As dedicated as Comer seems to keeping her life low-key, she does enjoy a bit of glamour now and then—witness her clowning around with Oh on the Globes red carpet in a voluminous Ralph & Russo gown, or looking nonchalant with her hands in the pockets of an emerald Erdem jumpsuit at the BAFTAs.

She’s not a fashionista, but she appreciates style, as does Villanelle—the character’s fridge is stocked with champagne, her closet is stuffed with designer frocks, and in one episode she orders herself one of the gorgeous silk blankets she spots at the estate of her target. “She’s very, ‘Before I kill you, where did you get that?’ ” Comer says.

Fortunately for me, Comer also loves to talk skincare. When we finally get around to the topic, she admits that people who know her mock her for panicking at the slightest hint of a blemish, and for her dedication to a thick daily veil of sunscreen. “Every day, rain or snow. I try and tell everyone how important this is, and they’re all like, ‘Shut up, I’m not putting 50 on when it’s thunder and lightning outside.’ And I’m like, ‘You can still get the damage!’ ”
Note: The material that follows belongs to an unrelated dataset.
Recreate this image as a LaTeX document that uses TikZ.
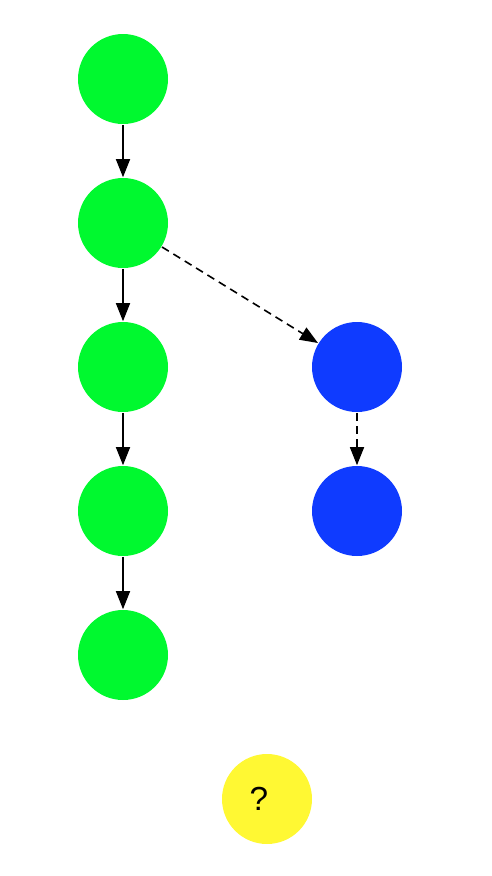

An ounce of prevention is key for someone with so much power and versatility in her features—forehead-freezing injections down the road just won’t do. “Although maybe I need to chill with the crazy expressions or I’ll be a prune by age 40,” she jokes. In reality, fine lines are a small price to pay to show the world the breadth of her talent. “There are so many different faces she has,” Comer says of her small screen alter ego. “To be able to explore that all within one character is so rare, and I don’t know if that will ever happen again. I’ve been really spoiled—but, wow, what an experience!”